(PROBLEM STATEMENT): Set all the material down again unchanged, without the pictures.

(RECORDED DATA):
>>>

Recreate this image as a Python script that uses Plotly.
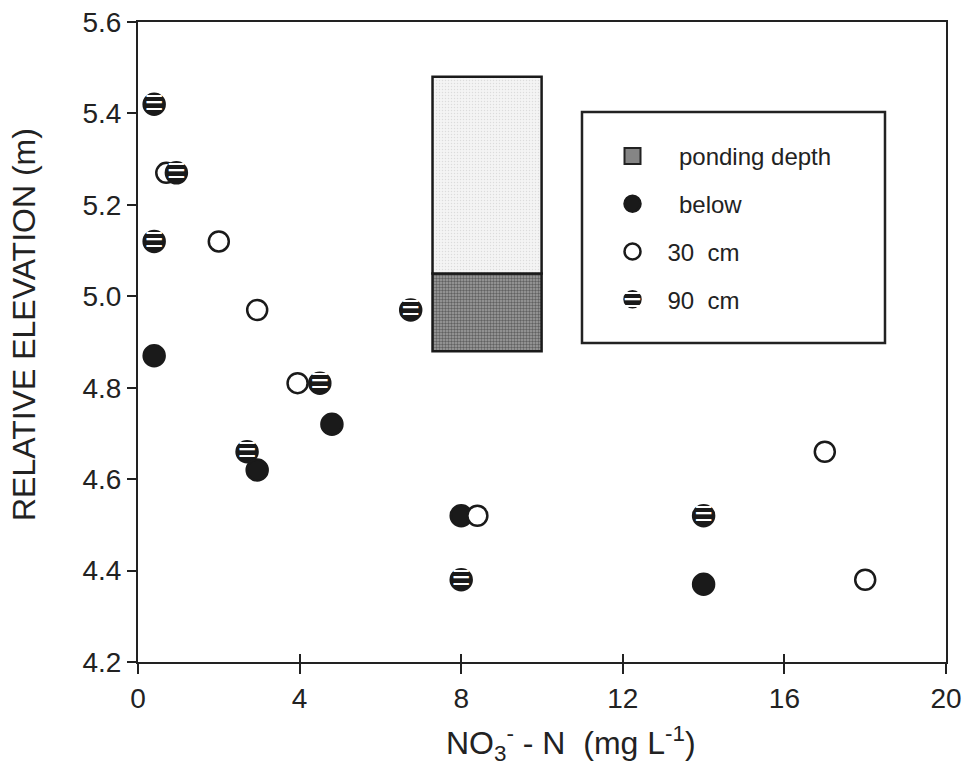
import plotly.graph_objects as go

# ---- data ----
below_x = [0.4, 4.8, 2.95, 8.0, 14.0]
below_y = [4.87, 4.72, 4.62, 4.52, 4.37]

cm30_x = [0.7, 2.0, 2.95, 3.95, 8.4, 17.0, 18.0]
cm30_y = [5.27, 5.12, 4.97, 4.81, 4.52, 4.66, 4.38]

cm90_x = [0.4, 0.95, 0.4, 6.75, 4.5, 2.7, 8.0, 14.0]
cm90_y = [5.42, 5.27, 5.12, 4.97, 4.81, 4.66, 4.38, 4.52]

# ponding box (x-centre, width, floor, ponding-depth level, top)
pond_x = [8.64]
pond_width = [2.7]
pond_floor = [4.88]
pond_level = [5.05]
pond_top = [5.48]

x_ticks = [0, 4, 8, 12, 16, 20]
y_ticks = [4.2, 4.4, 4.6, 4.8, 5.0, 5.2, 5.4, 5.6]
y_ticklabels = ["4.2", "4.4", "4.6", "4.8", "5.0", "5.2", "5.4", "5.6"]

FONT = "Liberation Sans, Arial, sans-serif"
STRIPE = "\u2630"
STRIPE_SIZE = 21
INK = "#1a1a1a"

fig = go.Figure()

# ponding box: dark lower part (ponding depth) and light upper part
fig.add_trace(go.Bar(
    x=pond_x, y=[pond_level[0] - pond_floor[0]], base=pond_floor, width=pond_width,
    marker=dict(color="#808080", line=dict(color=INK, width=2.5),
                pattern=dict(shape=".", fgcolor="#222222", bgcolor="#a0a0a0", size=3, solidity=0.5)),
    showlegend=False, hoverinfo="skip"))
fig.add_trace(go.Bar(
    x=pond_x, y=[pond_top[0] - pond_level[0]], base=pond_level, width=pond_width,
    marker=dict(color="#eeeeee", line=dict(color=INK, width=2.5),
                pattern=dict(shape=".", fgcolor="#c4c4c4", bgcolor="#f4f4f4", size=3, solidity=0.2)),
    showlegend=False, hoverinfo="skip"))

# legend entry for ponding depth
fig.add_trace(go.Scatter(
    x=[None], y=[None], mode="markers", name="\u00a0\u2009ponding depth", legendgroup="a",
    marker=dict(symbol="square", size=21, color="#858585", line=dict(color="#222", width=2))))

fig.add_trace(go.Scatter(
    x=below_x, y=below_y, mode="markers", name="\u00a0\u2009below", legendgroup="b",
    marker=dict(symbol="circle", size=21, color=INK, line=dict(color=INK, width=2.5))))

fig.add_trace(go.Scatter(
    x=cm30_x, y=cm30_y, mode="markers", name="30\u00a0\u00a0cm", legendgroup="c",
    marker=dict(symbol="circle", size=20, color="white", line=dict(color=INK, width=2.5))))

fig.add_trace(go.Scatter(
    x=cm90_x, y=cm90_y, mode="markers+text", name="90\u00a0\u00a0cm", legendgroup="d",
    text=[STRIPE] * len(cm90_x), textposition="middle center",
    textfont=dict(family="DejaVu Sans", size=STRIPE_SIZE, color="white"),
    marker=dict(symbol="circle", size=21, color=INK, line=dict(color=INK, width=2.5))))

# x axis inside ticks overlay
fig.add_trace(go.Scatter(x=[None], y=[None], xaxis="x2", showlegend=False, hoverinfo="skip"))

fig.update_layout(
    width=968, height=770,
    margin=dict(l=138, r=22, t=22, b=108),
    paper_bgcolor="white", plot_bgcolor="white",
    font=dict(family=FONT, color="#222"),
    barmode="overlay",
    xaxis=dict(range=[0, 20], tickvals=x_ticks, ticks="outside", ticklen=10, tickwidth=2,
               tickcolor="#222", showline=True, linecolor="#222", linewidth=2, mirror=True,
               showgrid=False, zeroline=False, automargin=False,
               tickfont=dict(size=28, family=FONT)),
    xaxis2=dict(range=[0, 20], tickvals=x_ticks, ticks="inside", ticklen=8, tickwidth=2,
                tickcolor="#222", overlaying="x", matches="x", showticklabels=False,
                showgrid=False, zeroline=False, showline=False, automargin=False),
    yaxis=dict(range=[4.2, 5.6], tickvals=y_ticks, ticktext=y_ticklabels, ticks="outside",
               ticklen=9, tickwidth=2, tickcolor="#222", showline=True, linecolor="#222",
               linewidth=2, mirror=True, showgrid=False, zeroline=False, automargin=False,
               tickfont=dict(size=28, family=FONT)),
    legend=dict(x=0.5687, y=0.825, xanchor="left", yanchor="top",
                bgcolor="rgba(0,0,0,0)", borderwidth=0,
                font=dict(size=24, family=FONT, color="#222"),
                itemwidth=60, traceorder="grouped", tracegroupgap=13.5),
    shapes=[dict(type="rect", xref="paper", yref="paper",
                 x0=0.5495, x1=0.9245, y0=0.4984, y1=0.8594,
                 line=dict(color="#222", width=2.5), fillcolor="rgba(0,0,0,0)", layer="below")],
    annotations=[
        # stripes on the 90 cm legend symbol
        dict(text=STRIPE, xref="paper", yref="paper", x=0.6114, y=0.5656,
             xanchor="center", yanchor="middle", showarrow=False,
             font=dict(family="DejaVu Sans", size=STRIPE_SIZE, color="white")),
        # axis titles
        dict(text="NO<sub>3</sub><sup>-</sup> - N\u00a0\u00a0(mg L<sup>-1</sup>)",
             xref="paper", yref="paper", x=0.536, y=-0.128, xanchor="center", yanchor="middle",
             showarrow=False, font=dict(size=32, family=FONT, color="#222")),
        dict(text="RELATIVE ELEVATION (m)", textangle=-90,
             xref="paper", yref="paper", x=-0.141, y=0.5266, xanchor="center", yanchor="middle",
             showarrow=False, font=dict(size=32, family=FONT, color="#222")),
    ],
)

fig.write_html("out.html")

<<<

(ANSWER):
Recreate this image as a Python script that uses Plotly.
import plotly.graph_objects as go

# ---- data ----
below_x = [0.4, 4.8, 2.95, 8.0, 14.0]
below_y = [4.87, 4.72, 4.62, 4.52, 4.37]

cm30_x = [0.7, 2.0, 2.95, 3.95, 8.4, 17.0, 18.0]
cm30_y = [5.27, 5.12, 4.97, 4.81, 4.52, 4.66, 4.38]

cm90_x = [0.4, 0.95, 0.4, 6.75, 4.5, 2.7, 8.0, 14.0]
cm90_y = [5.42, 5.27, 5.12, 4.97, 4.81, 4.66, 4.38, 4.52]

# ponding box (x-centre, width, floor, ponding-depth level, top)
pond_x = [8.64]
pond_width = [2.7]
pond_floor = [4.88]
pond_level = [5.05]
pond_top = [5.48]

x_ticks = [0, 4, 8, 12, 16, 20]
y_ticks = [4.2, 4.4, 4.6, 4.8, 5.0, 5.2, 5.4, 5.6]
y_ticklabels = ["4.2", "4.4", "4.6", "4.8", "5.0", "5.2", "5.4", "5.6"]

FONT = "Liberation Sans, Arial, sans-serif"
STRIPE = "\u2630"
STRIPE_SIZE = 21
INK = "#1a1a1a"

fig = go.Figure()

# ponding box: dark lower part (ponding depth) and light upper part
fig.add_trace(go.Bar(
    x=pond_x, y=[pond_level[0] - pond_floor[0]], base=pond_floor, width=pond_width,
    marker=dict(color="#808080", line=dict(color=INK, width=2.5),
                pattern=dict(shape=".", fgcolor="#222222", bgcolor="#a0a0a0", size=3, solidity=0.5)),
    showlegend=False, hoverinfo="skip"))
fig.add_trace(go.Bar(
    x=pond_x, y=[pond_top[0] - pond_level[0]], base=pond_level, width=pond_width,
    marker=dict(color="#eeeeee", line=dict(color=INK, width=2.5),
                pattern=dict(shape=".", fgcolor="#c4c4c4", bgcolor="#f4f4f4", size=3, solidity=0.2)),
    showlegend=False, hoverinfo="skip"))

# legend entry for ponding depth
fig.add_trace(go.Scatter(
    x=[None], y=[None], mode="markers", name="\u00a0\u2009ponding depth", legendgroup="a",
    marker=dict(symbol="square", size=21, color="#858585", line=dict(color="#222", width=2))))

fig.add_trace(go.Scatter(
    x=below_x, y=below_y, mode="markers", name="\u00a0\u2009below", legendgroup="b",
    marker=dict(symbol="circle", size=21, color=INK, line=dict(color=INK, width=2.5))))

fig.add_trace(go.Scatter(
    x=cm30_x, y=cm30_y, mode="markers", name="30\u00a0\u00a0cm", legendgroup="c",
    marker=dict(symbol="circle", size=20, color="white", line=dict(color=INK, width=2.5))))

fig.add_trace(go.Scatter(
    x=cm90_x, y=cm90_y, mode="markers+text", name="90\u00a0\u00a0cm", legendgroup="d",
    text=[STRIPE] * len(cm90_x), textposition="middle center",
    textfont=dict(family="DejaVu Sans", size=STRIPE_SIZE, color="white"),
    marker=dict(symbol="circle", size=21, color=INK, line=dict(color=INK, width=2.5))))

# x axis inside ticks overlay
fig.add_trace(go.Scatter(x=[None], y=[None], xaxis="x2", showlegend=False, hoverinfo="skip"))

fig.update_layout(
    width=968, height=770,
    margin=dict(l=138, r=22, t=22, b=108),
    paper_bgcolor="white", plot_bgcolor="white",
    font=dict(family=FONT, color="#222"),
    barmode="overlay",
    xaxis=dict(range=[0, 20], tickvals=x_ticks, ticks="outside", ticklen=10, tickwidth=2,
               tickcolor="#222", showline=True, linecolor="#222", linewidth=2, mirror=True,
               showgrid=False, zeroline=False, automargin=False,
               tickfont=dict(size=28, family=FONT)),
    xaxis2=dict(range=[0, 20], tickvals=x_ticks, ticks="inside", ticklen=8, tickwidth=2,
                tickcolor="#222", overlaying="x", matches="x", showticklabels=False,
                showgrid=False, zeroline=False, showline=False, automargin=False),
    yaxis=dict(range=[4.2, 5.6], tickvals=y_ticks, ticktext=y_ticklabels, ticks="outside",
               ticklen=9, tickwidth=2, tickcolor="#222", showline=True, linecolor="#222",
               linewidth=2, mirror=True, showgrid=False, zeroline=False, automargin=False,
               tickfont=dict(size=28, family=FONT)),
    legend=dict(x=0.5687, y=0.825, xanchor="left", yanchor="top",
                bgcolor="rgba(0,0,0,0)", borderwidth=0,
                font=dict(size=24, family=FONT, color="#222"),
                itemwidth=60, traceorder="grouped", tracegroupgap=13.5),
    shapes=[dict(type="rect", xref="paper", yref="paper",
                 x0=0.5495, x1=0.9245, y0=0.4984, y1=0.8594,
                 line=dict(color="#222", width=2.5), fillcolor="rgba(0,0,0,0)", layer="below")],
    annotations=[
        # stripes on the 90 cm legend symbol
        dict(text=STRIPE, xref="paper", yref="paper", x=0.6114, y=0.5656,
             xanchor="center", yanchor="middle", showarrow=False,
             font=dict(family="DejaVu Sans", size=STRIPE_SIZE, color="white")),
        # axis titles
        dict(text="NO<sub>3</sub><sup>-</sup> - N\u00a0\u00a0(mg L<sup>-1</sup>)",
             xref="paper", yref="paper", x=0.536, y=-0.128, xanchor="center", yanchor="middle",
             showarrow=False, font=dict(size=32, family=FONT, color="#222")),
        dict(text="RELATIVE ELEVATION (m)", textangle=-90,
             xref="paper", yref="paper", x=-0.141, y=0.5266, xanchor="center", yanchor="middle",
             showarrow=False, font=dict(size=32, family=FONT, color="#222")),
    ],
)

fig.write_html("out.html")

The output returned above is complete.